The jury were entitled to have regard to her complaint to Forbes and to the evidence of the examination conducted by Dr Carroll as indicating consistency on her part in claiming that she had been penetrated anally and not vaginally on the occasion that was the subject of count 1. Taken together, there was evidence on which it was reasonably open to them to find that the appellant had penetrated her anally and without her consent. It may be that the jury considered, possibly with justification, that the appellant had made up his story to the police that he had vaginal intercourse with her on the occasion of count 1. Ground 2 of the notice of appeal complained that the trial judge had erred in failing to direct the jury in terms of s.23 of the Code that the appellant might have penetrated her anus accidentally; but this ground was abandoned at the appeal hearing.

Considering all these matters, there was a proper evidentiary basis on which a conclusion of guilt can be supported. The case is not one in which it can be said that the verdict was unsafe or unsatisfactory. The only other ground, which was that the trial judge ought to have permitted cross-examination with a view to showing that the appellant had no prior convictions, was abandoned at the hearing.

As regards sentence, a maximum penalty of imprisonment for life is specified by s.337 for indecent assault consisting of carnal knowledge by anal intercourse. In the particular circumstances with which we are concerned here, the offence committed by the appellant may fairly be compared to the offence of rape under s.347, for which the maximum sentence under s.348 is also imprisonment for life. A degree of force was used by the appellant in committing the offence; it was a painful experience for the complainant; and she sustained some physical injury. She said she felt humiliated by the manner in which the appellant treated her, and it is evident that the appellant showed contempt for her feelings throughout the proceedings at the flat, in the car when she was being driven home, and afterwards when she got out. Pushing her on the ground was a final and unwarranted indignity he visited upon her.

The sentence of imprisonment for four years is plainly within the appropriate range for this offence. The appellant's submission to this Court is that the sentence should have been accompanied by a recommendation for early parole. The applicant was born on 24 May 1975, and so was a few days short of his 20th birthday when the offence was committed on 12 May 1995. He was then a university student studying arts and humanities. He had no previous convictions but sustained convictions for two minor drug offences as a result of the police investigation on the present occasion. He comes from a good family, and has been involved in helping to care for intellectually disabled persons.

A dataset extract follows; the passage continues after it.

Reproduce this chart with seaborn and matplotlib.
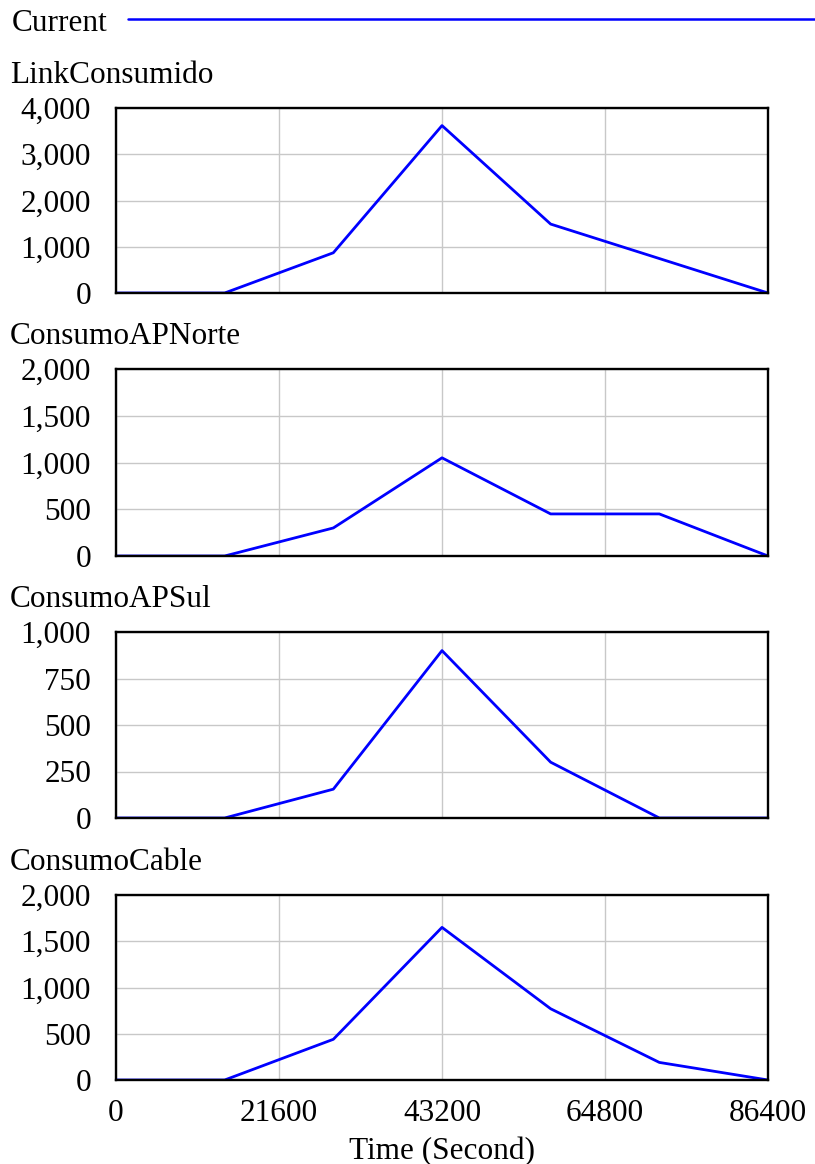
import pandas as pd
import matplotlib.pyplot as plt
import seaborn as sns

# ---- Data (breakpoints) ----
time_link = [0, 14400, 28800, 43200, 57600, 86400]
link_consumido = [0, 0, 870, 3620, 1490, 0]

time_norte = [0, 14400, 28800, 43200, 57600, 72000, 86400]
consumo_ap_norte = [0, 0, 300, 1050, 450, 450, 0]

time_sul = [0, 14400, 28800, 43200, 57600, 72000, 86400]
consumo_ap_sul = [0, 0, 155, 900, 300, 0, 0]

time_cable = [0, 14400, 28800, 43200, 57600, 72000, 86400]
consumo_cable = [0, 0, 440, 1650, 770, 190, 0]

titles = ["LinkConsumido", "ConsumoAPNorte", "ConsumoAPSul", "ConsumoCable"]
series = [(time_link, link_consumido), (time_norte, consumo_ap_norte),
          (time_sul, consumo_ap_sul), (time_cable, consumo_cable)]
y_max = [4000, 2000, 1000, 2000]
y_step = [1000, 500, 250, 500]
x_ticks = [0, 21600, 43200, 64800, 86400]

# ---- Style ----
sns.set_style("white")
plt.rcParams['font.family'] = ['Liberation Serif', 'DejaVu Serif']
plt.rcParams['font.size'] = 22.5
plt.rcParams['text.color'] = 'black'
plt.rcParams['axes.labelcolor'] = 'black'
plt.rcParams['xtick.color'] = 'black'
plt.rcParams['ytick.color'] = 'black'

W, H = 815, 1164
fig = plt.figure(figsize=(W / 100, H / 100), dpi=100)

# pixel boxes (top, bottom) of each panel
boxes = [(108, 293), (369, 556), (632, 818), (895, 1080)]
left_px, right_px = 116, 768

for i, ((top, bot), title, (t, v)) in enumerate(zip(boxes, titles, series)):
    ax = fig.add_axes([left_px / W, 1 - bot / H, (right_px - left_px) / W, (bot - top) / H])
    df = pd.DataFrame({"Time": t, "Value": v})
    sns.lineplot(data=df, x="Time", y="Value", ax=ax, color="#0000FF", linewidth=2.0)
    ax.set_xlim(0, 86400)
    ax.set_ylim(0, y_max[i])
    yt = list(range(0, y_max[i] + 1, y_step[i]))
    ax.set_yticks(yt)
    ax.set_yticklabels([f"{y:,}" for y in yt])
    ax.set_xticks(x_ticks)
    ax.grid(True, color="#c8c8c8", linewidth=1.0)
    ax.tick_params(axis="both", length=0, pad=18)
    for s in ax.spines.values():
        s.set_color("black")
        s.set_linewidth(1.7)
        s.set_visible(True)
    ax.set_ylabel("")
    if i < 3:
        ax.set_xticklabels([])
        ax.set_xlabel("")
    else:
        ax.set_xticklabels([str(x) for x in x_ticks])
        ax.tick_params(axis="x", pad=14)
        ax.set_xlabel("Time (Second)", labelpad=6)
    fig.text(10 / W, 1 - (top - 25) / H, title, ha="left", va="baseline")

# ---- "Current" legend line at top ----
fig.text(12 / W, 1 - 31 / H, "Current", ha="left", va="baseline")
fig.add_artist(plt.Line2D([128 / W, 1.0], [1 - 19 / H, 1 - 19 / H],
                          color="#0000FF", linewidth=1.8, transform=fig.transFigure))

fig.savefig("out.png", dpi=100)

A particular consideration that was urged on the appellant's behalf is that his father is a senior officer in the prison service. The appellant is therefore more than usually vulnerable to malicious action from other prisoners. For that reason, the learned sentencing judge recommended that he be placed in protective custody. He is, we were told, being detained in the Moreton Correctional Centre, to which sexual offenders against children are commonly sent. To that extent the sentence may bear upon him more harshly than other persons convicted of comparable offences. However, in the ordinary course, he may expect to be considered for parole after serving two years of his sentence. To make a recommendation for parole at an earlier stage than that might be thought considerably to underrate the seriousness of the offence committed by the applicant and its likely impact on the complainant. It is not obvious that, despite the appellant's youth and the unfortunate position in which he now finds himself, that his circumstances call for reduction in the sentence imposed. It is not suggested that the sentencing discretion miscarried in principle or in any other way.

The appeal against conviction should be dismissed, and the application for leave to appeal against sentence should be refused.